HttpRetriever / illegal character in path at index 86 ? solution of the problem

umutcankurt · December 27, 2018, 10:57am

Hi;
How can I solve the problem in the workflow?
ThanksKNIME_path index 86 error.knwf (78.1 KB)

armingrudd · December 27, 2018, 2:53pm

Hi,

To be honest and clear, the workflow you provided doesn’t make sense to me.
What are you trying to do? Maybe I can help you much better if I know this.

Best,
Armin

umutcankurt · December 28, 2018, 7:05am

Hello Armin;
That’s what I’m trying to do.

collect sub-page url links at main url
divide the collected sub-page links into pieces
Collect the information by visiting the sub-page url links.

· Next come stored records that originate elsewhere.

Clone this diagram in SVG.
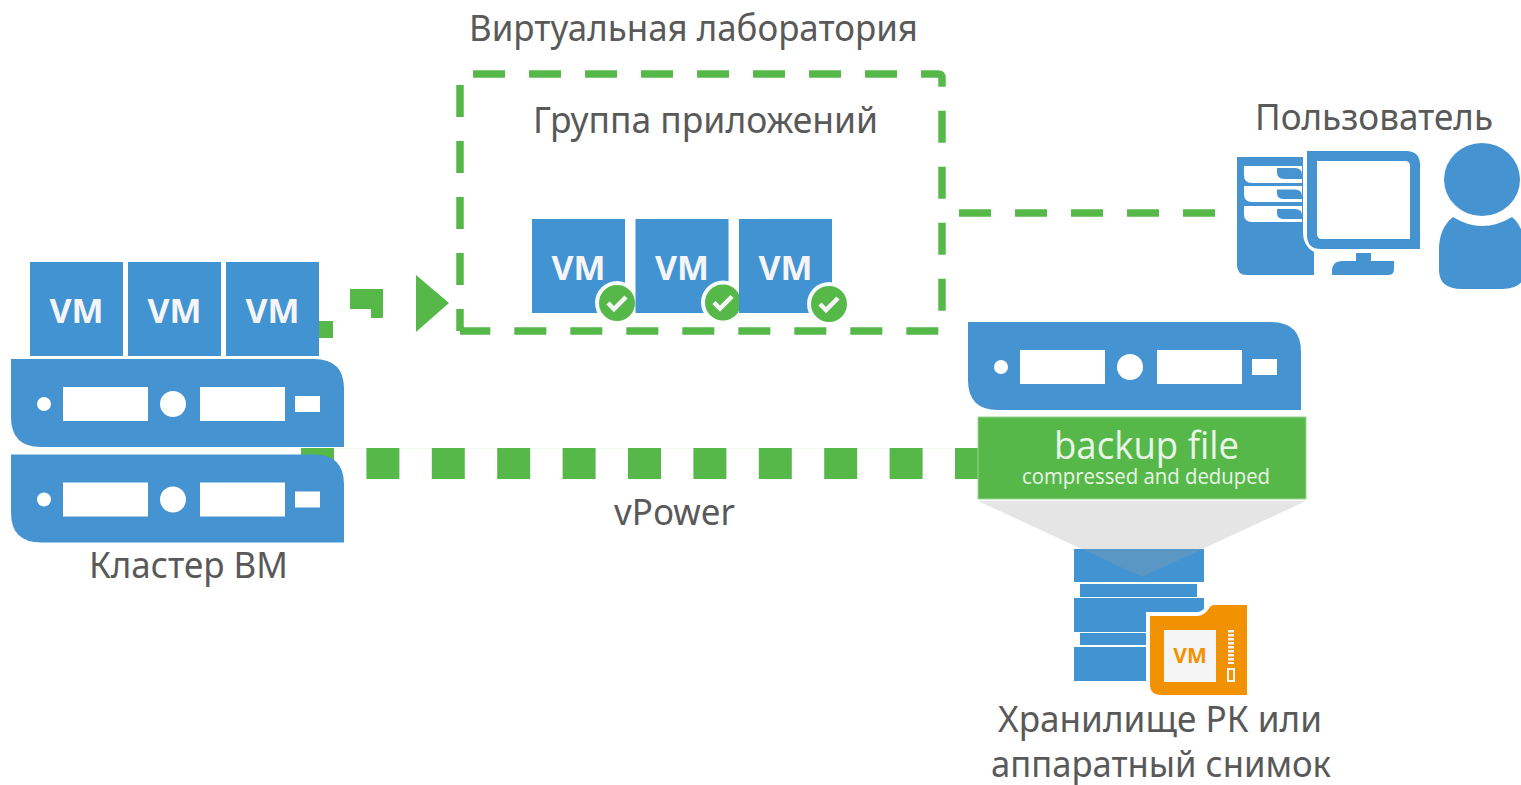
<svg xmlns="http://www.w3.org/2000/svg" xmlns:xlink="http://www.w3.org/1999/xlink" width="1521" height="785" viewBox="0 0 1521 785">
<style>
.lbl{font-family:"Noto Sans","Liberation Sans",sans-serif;font-size:36px;fill:#595959}
.vm{font-family:"Open Sans","Liberation Sans",sans-serif;font-weight:700;font-size:34px;fill:#f5f5f5;text-anchor:middle}
.bx{fill:#4193d2}
.sv{fill:#4593d1}
.g{fill:#57b84a}
.dash{fill:none;stroke:#57b84a;stroke-width:7.5;stroke-dasharray:32 24}
.w{fill:#fff}
.chk{fill:none;stroke:#f5f5f5;stroke-width:4.5}
.bf{font-family:"Open Sans","Liberation Sans",sans-serif;fill:#e9f5e7}
</style>
<defs>
<g id="srv">
<path class="sv" d="M0 0H303Q333 0 333 30V88H30Q0 88 0 58Z"/>
<circle class="w" cx="33" cy="45" r="7"/>
<rect class="w" x="52" y="28" width="85" height="34"/>
<circle class="w" cx="162" cy="45" r="13"/>
<rect class="w" x="189" y="28" width="85" height="34"/>
<rect class="w" x="284" y="37" width="25" height="16"/>
</g>
<g id="vmb">
<rect class="bx" width="93" height="94"/>
<text class="vm" x="46.500" y="60.500" textLength="54" lengthAdjust="spacingAndGlyphs">VM</text>
</g>
<g id="ok">
<circle class="w" r="22" fill-opacity=".95"/>
<circle class="g" r="18"/>
<path class="chk" d="M-9 0L-3 6L9 -6"/>
</g>
</defs>

<g id="connectors">
<line x1="334" y1="448.500" x2="978" y2="448.500" stroke="#eef8ec" stroke-width="1"/>
<line x1="301" y1="463.500" x2="978" y2="463.500" stroke="#57b84a" stroke-width="31" stroke-dasharray="33 32.400"/>
<rect class="g" x="318" y="321" width="15" height="17"/>
<path class="g" d="M350 289H383V318H371V309H350Z"/>
<path class="g" d="M416 275L449 303L416 332Z"/>
<line x1="959" y1="213" x2="1216" y2="213" stroke="#57b84a" stroke-width="7.500" stroke-dasharray="32 24"/>
</g>

<g id="virtual-lab">
<path class="dash" d="M473 74H938Q942 74 942 78V331H460"/>
<path class="dash" d="M460 85V331"/>
<text class="lbl" x="469" y="41" textLength="449" lengthAdjust="spacingAndGlyphs">Виртуальная лаборатория</text>
<text class="lbl" x="533" y="133" textLength="345" lengthAdjust="spacingAndGlyphs">Группа приложений</text>
</g>

<g id="app-vm-1"><use xlink:href="#vmb" href="#vmb" x="532" y="219"/><use xlink:href="#ok" href="#ok" x="617" y="303"/></g>
<g id="app-vm-2"><use xlink:href="#vmb" href="#vmb" x="635.500" y="219"/><use xlink:href="#ok" href="#ok" x="723" y="302.500"/></g>
<g id="app-vm-3"><use xlink:href="#vmb" href="#vmb" x="739" y="219"/><use xlink:href="#ok" href="#ok" x="829" y="304"/></g>

<g id="cluster">
<use xlink:href="#vmb" href="#vmb" x="30" y="262"/>
<use xlink:href="#vmb" href="#vmb" x="128" y="262"/>
<use xlink:href="#vmb" href="#vmb" x="226" y="262"/>
<use xlink:href="#srv" href="#srv" x="11" y="359"/>
<use xlink:href="#srv" href="#srv" x="11" y="454.500"/>
<text class="lbl" x="89" y="578" textLength="199" lengthAdjust="spacingAndGlyphs">Кластер ВМ</text>
</g>

<g id="vpower-label"><text class="lbl" x="614" y="525" textLength="121" lengthAdjust="spacingAndGlyphs">vPower</text></g>

<g id="user">
<text class="lbl" x="1255" y="130" textLength="238" lengthAdjust="spacingAndGlyphs">Пользователь</text>
<path class="sv" d="M1237 157H1303V233Q1303 246 1314 252V275H1247Q1237 275 1237 265Z"/>
<path class="w" d="M1244 166H1302V183H1252Q1244 183 1244 175Z"/>
<path class="w" d="M1244 186H1302V202H1252Q1244 202 1244 194Z"/>
<path class="w" d="M1244 206H1302V222H1252Q1244 222 1244 214Z"/>
<path class="sv" d="M1277 168H1295Q1302 168 1302 175V179H1284Q1277 179 1277 172Z"/>
<path class="sv" d="M1277 189.500H1295Q1302 189.500 1302 196V199H1284Q1277 199 1277 193Z"/>
<path class="sv" d="M1277 209H1295Q1302 209 1302 215V219H1284Q1277 219 1277 213Z"/>
<path class="sv" fill-rule="evenodd" d="M1307 151H1406Q1420 151 1420 165V249H1321Q1307 249 1307 235ZM1317 161V234Q1317 239 1322 239H1410V166Q1410 161 1405 161Z"/>
<rect class="sv" x="1356" y="253" width="15" height="9"/>
<path class="sv" d="M1342 261H1394V269Q1394 275 1388 275H1332V271Q1332 261 1342 261Z"/>
<ellipse class="sv" cx="1482" cy="179.500" rx="38" ry="36.500"/>
<path class="sv" d="M1453 217Q1482 235 1512 217Q1525 228 1525 252V270Q1525 289 1502 289H1462Q1439 289 1439 270V250Q1439 228 1453 217Z"/>
</g>

<g id="backup-server"><use xlink:href="#srv" href="#srv" x="968" y="322"/></g>

<g id="backup-file">
<rect class="g" x="978" y="417" width="328" height="82" stroke="#9ad491" stroke-width="1"/>
<text class="bf" x="1054" y="459" font-size="39" textLength="185" lengthAdjust="spacingAndGlyphs">backup file</text>
<text class="bf" x="1022" y="484" font-size="21" textLength="248" lengthAdjust="spacingAndGlyphs">compressed and deduped</text>
</g>

<g id="repository">
<path fill="#e5e5e5" d="M978 501H1306L1142 577Z"/>
<rect class="bx" x="1074" y="549" width="130" height="33"/>
<rect class="bx" x="1080" y="584" width="117" height="13"/>
<rect class="bx" x="1074" y="598" width="130" height="34"/>
<rect class="bx" x="1080" y="633" width="67" height="12"/>
<rect class="bx" x="1074" y="647" width="73" height="34"/>
<path fill="#5a97c5" d="M1082 549H1203L1142 577Z"/>
<path fill="#f39200" stroke="#fff" stroke-width="4" d="M1148 614H1197Q1203 614 1207 608Q1209 603 1215 603H1249V697H1162Q1148 697 1148 685Z"/>
<rect fill="#f5f5f5" x="1164" y="630" width="52" height="52"/>
<text x="1190" y="663" text-anchor="middle" font-family="Open Sans,Liberation Sans,sans-serif" font-weight="700" font-size="21" fill="#f39200">VM</text>
<line x1="1231" y1="630" x2="1231" y2="664" stroke="#f5f5f5" stroke-width="6" stroke-dasharray="2.500 1.500"/>
<rect x="1228" y="669" width="6" height="12" fill="#f39200" stroke="#f5f5f5" stroke-width="2"/>
<text class="lbl" x="998" y="732" textLength="324" lengthAdjust="spacingAndGlyphs">Хранилище РК или</text>
<text class="lbl" x="991" y="777" textLength="340" lengthAdjust="spacingAndGlyphs">аппаратный снимок</text>
</g>
</svg>
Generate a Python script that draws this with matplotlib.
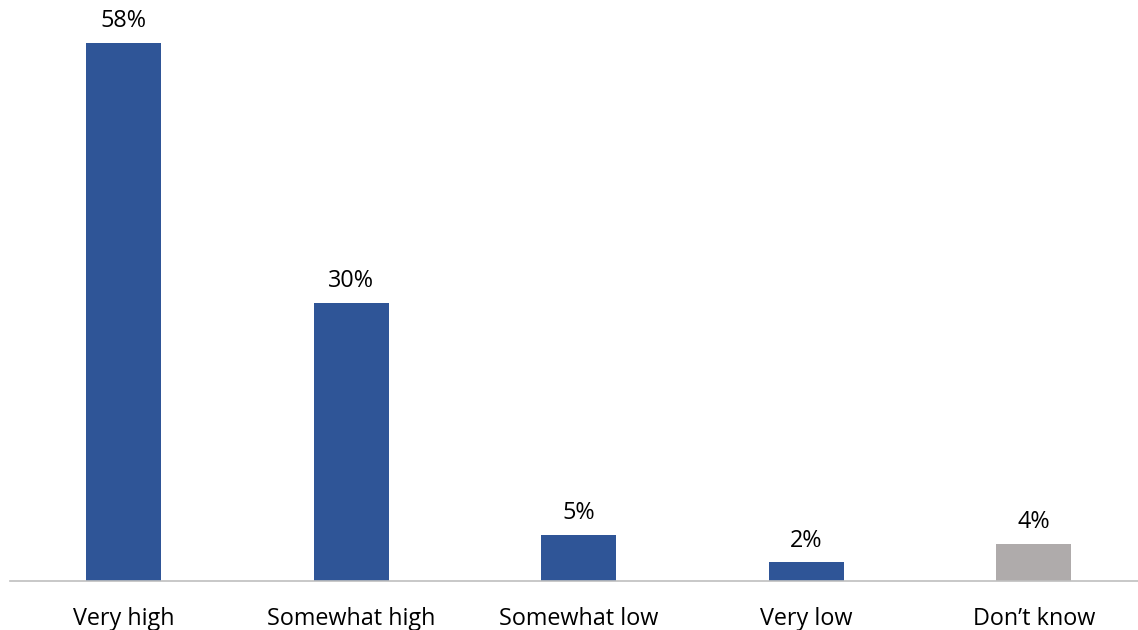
import matplotlib
matplotlib.use("Agg")
from matplotlib import pyplot as plt

#   chart data
categories = ["Very high", "Somewhat high", "Somewhat low", "Very low", "Don\u2019t know"]
values = [58, 30, 5, 2, 4]
colors = ["#2F5597", "#2F5597", "#2F5597", "#2F5597", "#AFABAB"]

plt.rcParams['font.family'] = ['Open Sans', 'DejaVu Sans']

fig = plt.figure(figsize=(11.38, 6.3), dpi=100)
ax = fig.add_axes([10 / 1138, 49 / 630, 1137.5 / 1138, 557 / 630])

x = range(len(categories))
bars = ax.bar(x, values, width=0.33, color=colors)

#   value labels above bars
for xi, v in zip(x, values):
    ax.annotate(str(v) + '%', xy=(xi, v), xytext=(0, 7), textcoords='offset points',
                ha='center', va='bottom', fontsize=16.8, color='#000000')

ax.set_xlim(-0.5, 4.5)
ax.set_ylim(0, 60)
ax.set_xticks(list(x))
ax.set_xticklabels(categories, fontsize=16.8)
ax.tick_params(axis='x', length=0, pad=19)
ax.set_yticks([])

for side in ['top', 'right', 'left']:
    ax.spines[side].set_visible(False)
ax.spines['bottom'].set_color('#BFBFBF')
ax.spines['bottom'].set_linewidth(1.2)

plt.savefig('out.png', dpi=100)
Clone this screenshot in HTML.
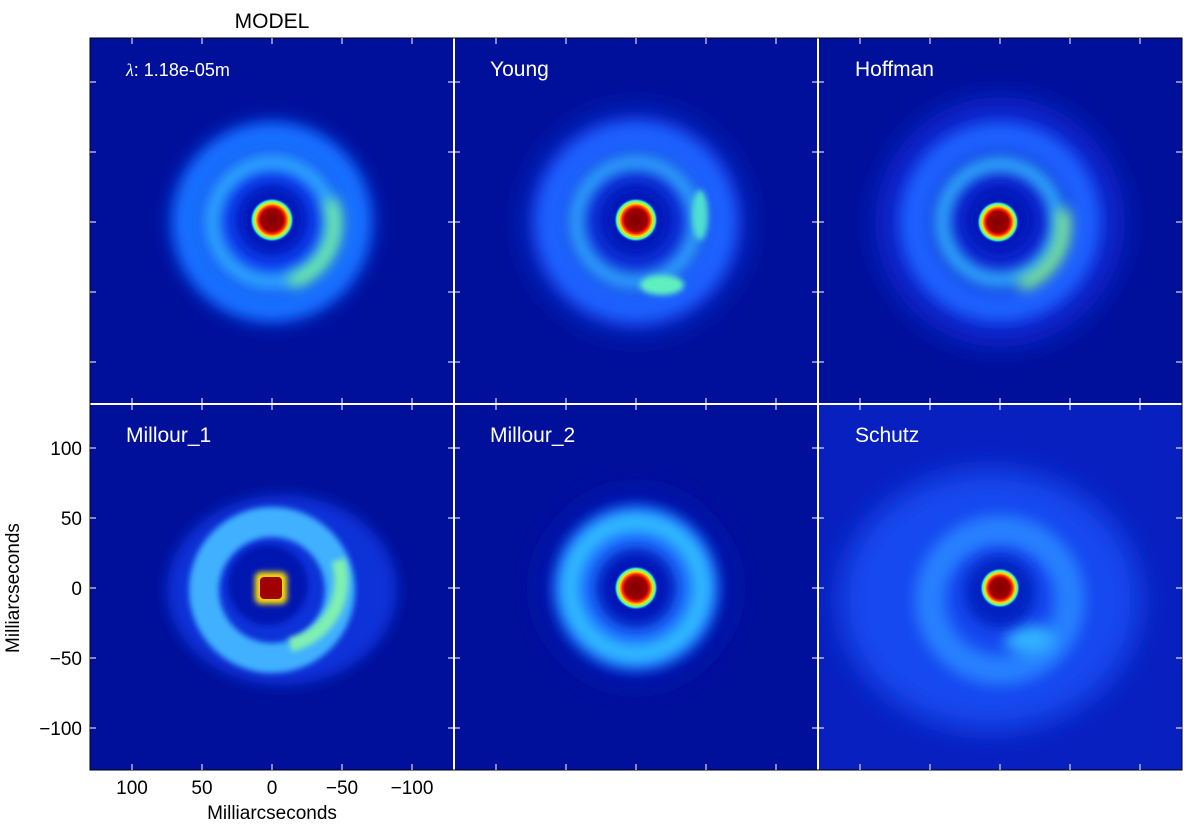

The problem is that I receive an error while visiting the sub-page url links.

armingrudd · December 29, 2018, 9:35am

OK,

There are a few problems with your workflow that must be modified:

1- The get request node was unnecessary and I removed it.
2- The HTMLParser node was reading the initial URL not the result form HttpRetriever and I changed it.
3- When you get the href attribute by XPath node, there may be spaces in the URLs and you have to convert them to “%20” then you can use the URLs. So I added a string manipulation node after XPath node.
The rest of your workflow now works fine.

path error.knwf (75.7 KB)

Best,
Armin

mlauber71 · December 29, 2018, 9:50am

That is a great job now it might be possible to extract some more information. Tough from a first look @umutcankurt might still have some work to do.

umutcankurt · December 29, 2018, 12:55pm

Hi; Armin

Thanks a lot, thanks to people like you, it is very nice to learn and solve problems. Thank you for your hard work again. @armingrudd and @mlauber71

system · June 24, 2019, 10:41pm

This topic was automatically closed 7 days after the last reply. New replies are no longer allowed.